» **EXERCISE GOAL**: Can you write out all the lines word for word, with no pictures?
++++
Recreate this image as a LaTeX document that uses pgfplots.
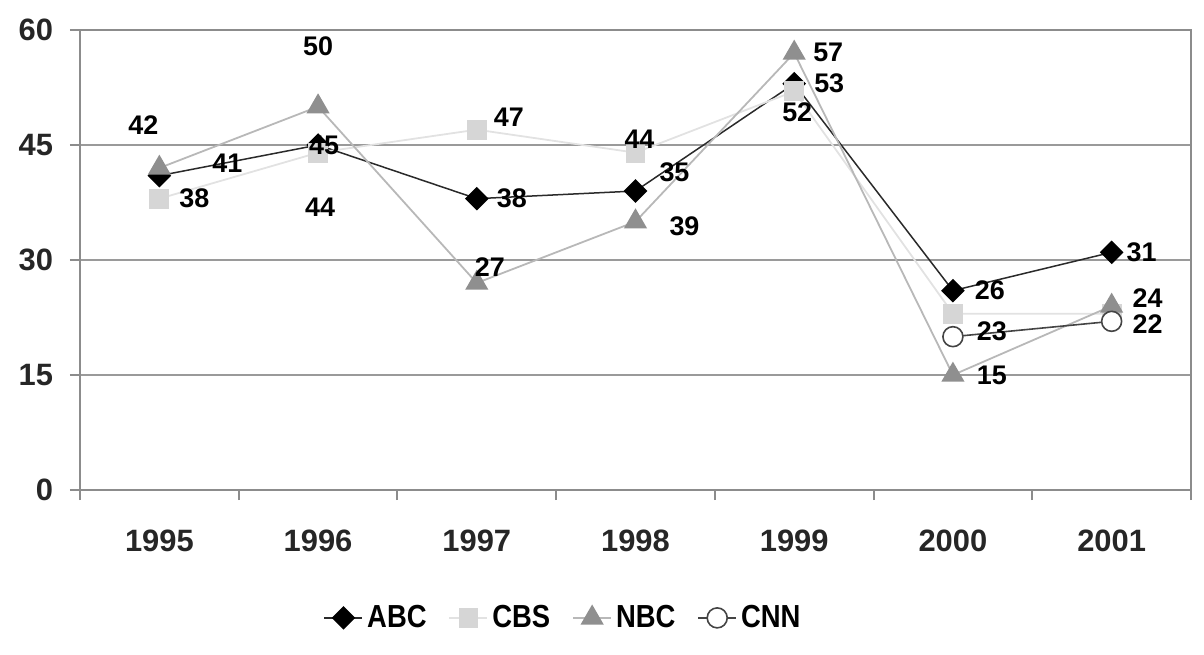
\documentclass[border=0pt]{standalone}
\usepackage{pgfplots}
\usepackage{pgfplotstable}
\usepackage{fontspec}
\pgfplotsset{compat=1.18}
\setmainfont{Liberation Sans}
\newfontfamily\legendfamily{Liberation Sans}[FakeStretch=0.86]

\newcommand\ticfont{\bfseries\fontsize{15.5}{15.5}\selectfont}
\newcommand\labfont{\bfseries\fontsize{13.5}{13.5}\selectfont}
\newcommand\legfont{\legendfamily\bfseries\fontsize{16}{16}\selectfont}

\definecolor{axisgray}{HTML}{8C8C8C}
\definecolor{gridgray}{HTML}{9A9A9A}
\definecolor{abcline}{HTML}{2A2A2A}
\definecolor{cbsfill}{HTML}{D6D6D6}
\definecolor{cbsline}{HTML}{E2E2E2}
\definecolor{nbcfill}{HTML}{8F8F8F}
\definecolor{nbcline}{HTML}{B8B8B8}
\definecolor{cnnline}{HTML}{444444}

% x = year index (0 = 1995), y = value,
% dx/dy = offset of the value label in bp, lab = 1 prints the value
\pgfplotstableread{
x y dx dy lab
0 41 34 6 1
1 45 3 0 1
2 38 17.5 0 1
3 39 24.5 -17.5 1
4 53 17.5 0 1
5 26 18.5 0 1
6 31 15 0 1
}\abcdata
\pgfplotstableread{
x y dx dy lab
0 38 17.5 0 1
1 44 1 -27.5 1
2 47 16 6 1
3 44 2 6.5 1
4 52 1.5 -10.5 1
5 23 19.5 -9 1
6 23 0 0 0
}\cbsdata
\pgfplotstableread{
x y dx dy lab
0 42 -8 21.5 1
1 50 0 30 1
2 27 6.5 8 1
3 35 19.5 24.5 1
4 57 17 0.5 1
5 15 19.5 0 1
6 24 18 4 1
}\nbcdata
\pgfplotstableread{
x y dx dy lab
5 20 0 0 0
6 22 18 -1.5 1
}\cnndata

\pgfplotsset{
  valuelabels/.style={
    draw=none, mark=none, forget plot,
    point meta=y,
    visualization depends on={\thisrow{dx}\as\ldx},
    visualization depends on={\thisrow{dy}\as\ldy},
    visualization depends on={\thisrow{lab}\as\lab},
    nodes near coords={\ifdim\lab pt>0.5pt \pgfmathprintnumber{\pgfplotspointmeta}\fi},
    every node near coord/.append style={anchor=center, inner sep=0pt,
      xshift=\ldx bp, yshift=\ldy bp, font=\labfont, text=black},
  },
}

\begin{document}
\begin{tikzpicture}
\useasboundingbox (-40bp,-82.5bp) rectangle (562bp,245bp);
\begin{axis}[
  scale only axis,
  width=555.5bp, height=230bp,
  xmin=-0.5, xmax=6.5,
  ymin=0, ymax=60,
  ytick={0,15,30,45,60},
  xtick={-0.5,0.5,...,6.5},
  xticklabels={},
  extra x ticks={0,1,2,3,4,5,6},
  extra x tick labels={1995,1996,1997,1998,1999,2000,2001},
  extra x tick style={major tick length=0pt, xticklabel style={yshift=-16.5bp}},
  yticklabel style={xshift=-5bp},
  tick pos=left,
  tick align=outside,
  major tick length=5bp,
  tick style={axisgray, line width=1bp},
  axis line style={axisgray, line width=1bp},
  ymajorgrids,
  grid style={gridgray, line width=0.9bp},
  ticklabel style={font=\ticfont, text=black!85},
  /pgf/number format/assume math mode=true,
  clip=false,
  legend columns=4,
  legend style={draw=none, fill=none, at={(0.4357,-0.278)}, anchor=center,
    font=\legfont, inner sep=0pt,
    /tikz/every even column/.append style={column sep=9bp}},
  legend image code/.code={\draw[mark repeat=2,mark phase=2]
    plot coordinates {(0bp,0bp) (9.5bp,0bp) (19bp,0bp)};},
]
% series lines and markers
\addplot[abcline, line width=0.75bp, mark=square*, mark size=3.8bp,
  mark options={rotate=45, fill=black, draw=black}]
  table[x=x, y=y] {\abcdata};
\addlegendentry{ABC}
\addplot[cbsline, line width=0.9bp, mark=square*, mark size=4.5bp,
  mark options={fill=cbsfill, draw=cbsfill}]
  table[x=x, y=y] {\cbsdata};
\addlegendentry{CBS}
\addplot[nbcline, line width=0.9bp, mark=triangle*, mark size=5.8bp,
  mark options={fill=nbcfill, draw=nbcfill}]
  table[x=x, y=y] {\nbcdata};
\addlegendentry{NBC}
\addplot[cnnline, line width=0.8bp, mark=*, mark size=5bp,
  mark options={fill=white, draw=cnnline, line width=0.8bp}]
  table[x=x, y=y] {\cnndata};
\addlegendentry{CNN}
% value labels, drawn on top of every series
\addplot[valuelabels] table[x=x, y=y] {\abcdata};
\addplot[valuelabels] table[x=x, y=y] {\cbsdata};
\addplot[valuelabels] table[x=x, y=y] {\nbcdata};
\addplot[valuelabels] table[x=x, y=y] {\cnndata};
\end{axis}
\end{tikzpicture}
\end{document}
++++
» **WORKED ANSWER**:
Recreate this image as a LaTeX document that uses pgfplots.
\documentclass[border=0pt]{standalone}
\usepackage{pgfplots}
\usepackage{pgfplotstable}
\usepackage{fontspec}
\pgfplotsset{compat=1.18}
\setmainfont{Liberation Sans}
\newfontfamily\legendfamily{Liberation Sans}[FakeStretch=0.86]

\newcommand\ticfont{\bfseries\fontsize{15.5}{15.5}\selectfont}
\newcommand\labfont{\bfseries\fontsize{13.5}{13.5}\selectfont}
\newcommand\legfont{\legendfamily\bfseries\fontsize{16}{16}\selectfont}

\definecolor{axisgray}{HTML}{8C8C8C}
\definecolor{gridgray}{HTML}{9A9A9A}
\definecolor{abcline}{HTML}{2A2A2A}
\definecolor{cbsfill}{HTML}{D6D6D6}
\definecolor{cbsline}{HTML}{E2E2E2}
\definecolor{nbcfill}{HTML}{8F8F8F}
\definecolor{nbcline}{HTML}{B8B8B8}
\definecolor{cnnline}{HTML}{444444}

% x = year index (0 = 1995), y = value,
% dx/dy = offset of the value label in bp, lab = 1 prints the value
\pgfplotstableread{
x y dx dy lab
0 41 34 6 1
1 45 3 0 1
2 38 17.5 0 1
3 39 24.5 -17.5 1
4 53 17.5 0 1
5 26 18.5 0 1
6 31 15 0 1
}\abcdata
\pgfplotstableread{
x y dx dy lab
0 38 17.5 0 1
1 44 1 -27.5 1
2 47 16 6 1
3 44 2 6.5 1
4 52 1.5 -10.5 1
5 23 19.5 -9 1
6 23 0 0 0
}\cbsdata
\pgfplotstableread{
x y dx dy lab
0 42 -8 21.5 1
1 50 0 30 1
2 27 6.5 8 1
3 35 19.5 24.5 1
4 57 17 0.5 1
5 15 19.5 0 1
6 24 18 4 1
}\nbcdata
\pgfplotstableread{
x y dx dy lab
5 20 0 0 0
6 22 18 -1.5 1
}\cnndata

\pgfplotsset{
  valuelabels/.style={
    draw=none, mark=none, forget plot,
    point meta=y,
    visualization depends on={\thisrow{dx}\as\ldx},
    visualization depends on={\thisrow{dy}\as\ldy},
    visualization depends on={\thisrow{lab}\as\lab},
    nodes near coords={\ifdim\lab pt>0.5pt \pgfmathprintnumber{\pgfplotspointmeta}\fi},
    every node near coord/.append style={anchor=center, inner sep=0pt,
      xshift=\ldx bp, yshift=\ldy bp, font=\labfont, text=black},
  },
}

\begin{document}
\begin{tikzpicture}
\useasboundingbox (-40bp,-82.5bp) rectangle (562bp,245bp);
\begin{axis}[
  scale only axis,
  width=555.5bp, height=230bp,
  xmin=-0.5, xmax=6.5,
  ymin=0, ymax=60,
  ytick={0,15,30,45,60},
  xtick={-0.5,0.5,...,6.5},
  xticklabels={},
  extra x ticks={0,1,2,3,4,5,6},
  extra x tick labels={1995,1996,1997,1998,1999,2000,2001},
  extra x tick style={major tick length=0pt, xticklabel style={yshift=-16.5bp}},
  yticklabel style={xshift=-5bp},
  tick pos=left,
  tick align=outside,
  major tick length=5bp,
  tick style={axisgray, line width=1bp},
  axis line style={axisgray, line width=1bp},
  ymajorgrids,
  grid style={gridgray, line width=0.9bp},
  ticklabel style={font=\ticfont, text=black!85},
  /pgf/number format/assume math mode=true,
  clip=false,
  legend columns=4,
  legend style={draw=none, fill=none, at={(0.4357,-0.278)}, anchor=center,
    font=\legfont, inner sep=0pt,
    /tikz/every even column/.append style={column sep=9bp}},
  legend image code/.code={\draw[mark repeat=2,mark phase=2]
    plot coordinates {(0bp,0bp) (9.5bp,0bp) (19bp,0bp)};},
]
% series lines and markers
\addplot[abcline, line width=0.75bp, mark=square*, mark size=3.8bp,
  mark options={rotate=45, fill=black, draw=black}]
  table[x=x, y=y] {\abcdata};
\addlegendentry{ABC}
\addplot[cbsline, line width=0.9bp, mark=square*, mark size=4.5bp,
  mark options={fill=cbsfill, draw=cbsfill}]
  table[x=x, y=y] {\cbsdata};
\addlegendentry{CBS}
\addplot[nbcline, line width=0.9bp, mark=triangle*, mark size=5.8bp,
  mark options={fill=nbcfill, draw=nbcfill}]
  table[x=x, y=y] {\nbcdata};
\addlegendentry{NBC}
\addplot[cnnline, line width=0.8bp, mark=*, mark size=5bp,
  mark options={fill=white, draw=cnnline, line width=0.8bp}]
  table[x=x, y=y] {\cnndata};
\addlegendentry{CNN}
% value labels, drawn on top of every series
\addplot[valuelabels] table[x=x, y=y] {\abcdata};
\addplot[valuelabels] table[x=x, y=y] {\cbsdata};
\addplot[valuelabels] table[x=x, y=y] {\nbcdata};
\addplot[valuelabels] table[x=x, y=y] {\cnndata};
\end{axis}
\end{tikzpicture}
\end{document}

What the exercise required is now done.